From the archives: Parents, Families and Friends of Lesbians and Gays

From the archives brings you old news today. As time passes, the news we report on changes, as does the way we report on it. Conversely, we’ve been covering some of the same issues since 1872. This week, we commemorate the late reverend Eldon Hay’s life and community impact. In 1998, rev. Hay was actively heading PFLAG while seeking out new members.

Thurs. Feb 19, 1998: vol. 127, issue 17.

PFLAG (Parents, Families and Friends of Lesbians and Gays) is a support group for the families and friends of lesbian women and gay men who have made or are in the process of making their “coming out.” Active in Canada for several years now, there are chapters in Amherst and Moncton.

Both chapters meet on a monthly basis.

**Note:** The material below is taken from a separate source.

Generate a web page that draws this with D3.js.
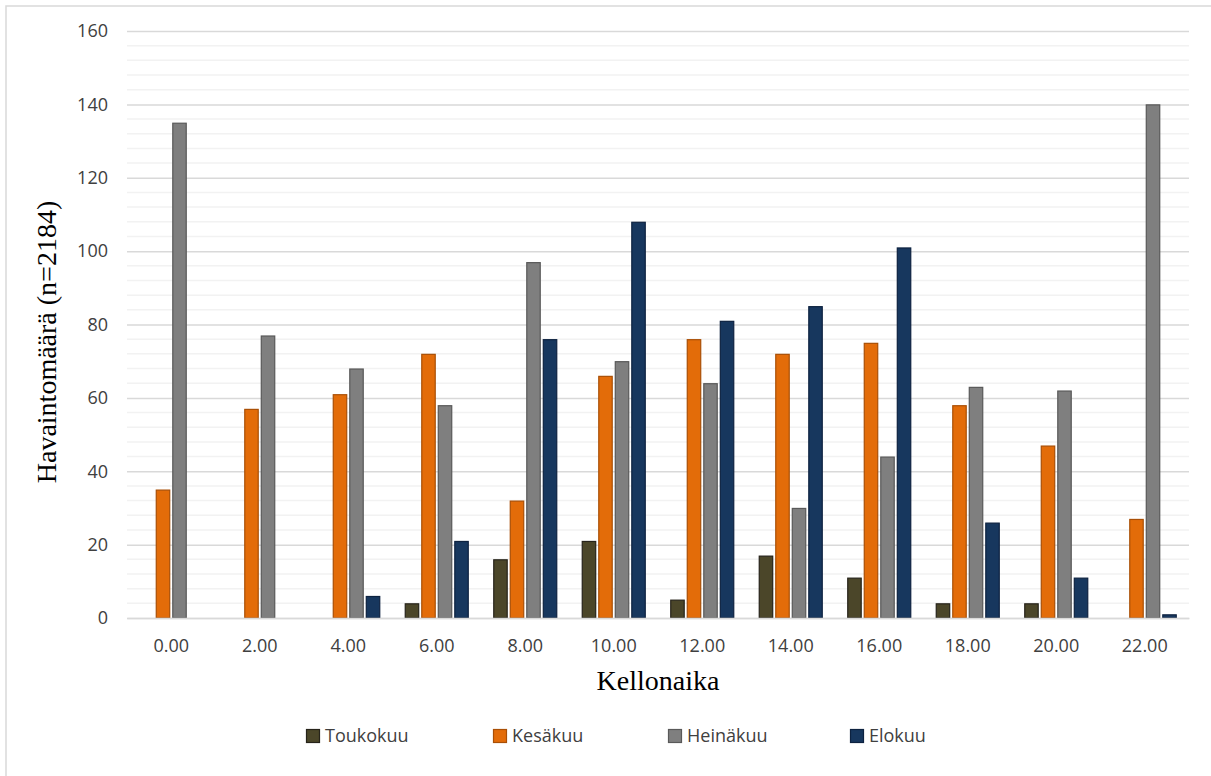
<!DOCTYPE html>
<html>
<head>
<meta charset="utf-8">
<script src="https://cdn.jsdelivr.net/npm/d3@7"></script>
<style>
  html, body { margin: 0; padding: 0; background: #fff; }
  svg { display: block; }
</style>
</head>
<body>
<svg id="chart" width="1211" height="776"></svg>
<script>
// Observation counts per two-hour slot, one list per month
const hours = ["0.00", "2.00", "4.00", "6.00", "8.00", "10.00", "12.00", "14.00", "16.00", "18.00", "20.00", "22.00"];
const months = ["Toukokuu", "Kesäkuu", "Heinäkuu", "Elokuu"];
const toukokuu = [0, 0, 0, 4, 16, 21, 5, 17, 11, 4, 4, 0];
const kesakuu  = [35, 57, 61, 72, 32, 66, 76, 72, 75, 58, 47, 27];
const heinakuu = [135, 77, 68, 58, 97, 70, 64, 30, 44, 63, 62, 140];
const elokuu   = [0, 0, 6, 21, 76, 108, 81, 85, 101, 26, 11, 1];
const yTicks = [0, 20, 40, 60, 80, 100, 120, 140, 160];

const seriesValues = [toukokuu, kesakuu, heinakuu, elokuu];
const fills   = ["#4b4629", "#e36c09", "#7f7f7f", "#17375e"];
const strokes = ["#26231a", "#a94f06", "#595959", "#0d2240"];

const svg = d3.select("#chart");
const plotLeft = 127, plotRight = 1189, plotTop = 31, plotBottom = 618;

// outer chart frame
svg.append("rect")
  .attr("x", 6).attr("y", 6).attr("width", 1230).attr("height", 800)
  .attr("fill", "none").attr("stroke", "#d9d9d9").attr("stroke-width", 1.5);

const x = d3.scaleBand().domain(hours).range([plotLeft, plotRight]).paddingInner(0).paddingOuter(0);
const xs = d3.scaleBand().domain(months).range([-32, 32]).paddingInner(0.125).paddingOuter(0);
const y = d3.scaleLinear().domain([0, 160]).range([plotBottom, plotTop]);

// minor gridlines every 4
const minor = d3.range(4, 160, 4).filter(v => v % 20 !== 0);
svg.append("g").selectAll("line").data(minor).join("line")
  .attr("x1", plotLeft).attr("x2", plotRight)
  .attr("y1", d => y(d)).attr("y2", d => y(d))
  .attr("stroke", "#f2f2f2").attr("stroke-width", 1.5);

// major gridlines with labels via the axis generator
const yAxis = d3.axisLeft(y).tickValues(yTicks).tickSize(-(plotRight - plotLeft)).tickFormat(d3.format("d"));
const gy = svg.append("g").attr("transform", `translate(${plotLeft},0)`).call(yAxis);
gy.select(".domain").remove();
gy.selectAll(".tick line").attr("stroke", "#d9d9d9").attr("stroke-width", 1.5);
gy.selectAll(".tick text")
  .attr("x", -19)
  .attr("fill", "#404040")
  .style("font-family", "'Open Sans', sans-serif")
  .style("font-size", "18px");

// bars
const groups = svg.append("g").selectAll("g").data(months).join("g");
groups.each(function(m, si) {
  d3.select(this).selectAll("rect")
    .data(hours.map((h, i) => ({ h, v: seriesValues[si][i] })).filter(d => d.v > 0))
    .join("rect")
    .attr("x", d => x(d.h) + x.bandwidth() / 2 + xs(m) + 0.5)
    .attr("width", xs.bandwidth() - 1)
    .attr("y", d => y(d.v) + 0.5)
    .attr("height", d => y(0) - y(d.v) - 0.5)
    .attr("fill", fills[si])
    .attr("stroke", strokes[si])
    .attr("stroke-width", 1.2);
});

// x axis
const xAxis = d3.axisBottom(x).tickSize(0).tickPadding(0);
const gx = svg.append("g").attr("transform", `translate(0,${plotBottom})`).call(xAxis);
gx.select(".domain").attr("stroke", "#d9d9d9").attr("stroke-width", 1.5);
gx.selectAll(".tick text")
  .attr("y", 34)
  .attr("dy", 0)
  .attr("fill", "#404040")
  .style("font-family", "'Open Sans', sans-serif")
  .style("font-size", "18px");

// axis titles
svg.append("text")
  .attr("x", (plotLeft + plotRight) / 2).attr("y", 690)
  .attr("text-anchor", "middle")
  .attr("fill", "#000")
  .style("font-family", "'Liberation Serif', 'Times New Roman', serif")
  .style("font-size", "28px")
  .text("Kellonaika");

svg.append("text")
  .attr("transform", "translate(56,342) rotate(-90)")
  .attr("text-anchor", "middle")
  .attr("fill", "#000")
  .style("font-family", "'Liberation Serif', 'Times New Roman', serif")
  .style("font-size", "28px")
  .text("Havaintomäärä (n=2184)");

// legend
const legendX = [306, 493, 668, 850];
const legend = svg.append("g").selectAll("g").data(months).join("g")
  .attr("transform", (d, i) => `translate(${legendX[i]},729)`);
legend.append("rect")
  .attr("x", 0.5).attr("y", 0.5).attr("width", 13).attr("height", 13)
  .attr("fill", (d, i) => fills[i]).attr("stroke", (d, i) => strokes[i]).attr("stroke-width", 1.2);
legend.append("text")
  .attr("x", 19).attr("y", 7).attr("dy", "0.35em")
  .attr("fill", "#404040")
  .style("font-family", "'Open Sans', sans-serif")
  .style("font-size", "18px")
  .text(d => d);
</script>
</body>
</html>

The atmosphere within is open, accepting and gay-positive. The emphasis is on real life experiences and practical solutions for people who are trying to cope, either with the initial disclosure or its continuing impact on all the people involved in the life of a gay person.

Meetings are decidedly informal and all participants are free to share as little or as much of their experience as they feel comfortable in doing. Strict confidentiality is strongly encouraged and expected.

Both chapters are made up of parents and families on the one hand, and gays and lesbians on the other. Insight and understanding come to persons in both groups, largely because of the conversation between them. As the parent of a gay son, I have grown to more fully understand the situation of my son by the words and witness of other gay and lesbian youth.

Both chapters have youth, high school and university age. Sometimes a parent comes first, then the gay, lesbian or bisexual youth. More often, perhaps, a gay young person initiates attendance, the parent or parents coming later. Of course, the children of some of the parents sometimes live in distant places – that’s my situation.

There is much work to be done to enable freedom and safety for high school and university students – and PFLAG chapters in this area have only scratched the surface. Nonetheless, a member of the Moncton chapter, a lesbian woman, took her lesbian partner to the graduation dance at Mathieu-Martin last spring, and was interviewed about it over the CBC a couple of days later.

It takes courage to witness to being gay, lesbian or bisexual. It takes courage to witness to having a gay, lesbian or bisexual offspring or family member. PFLAG provides an environment where courage can be collected, triumphs shared, problems and perplexities aired. I’m convinced of the value of PFLAG.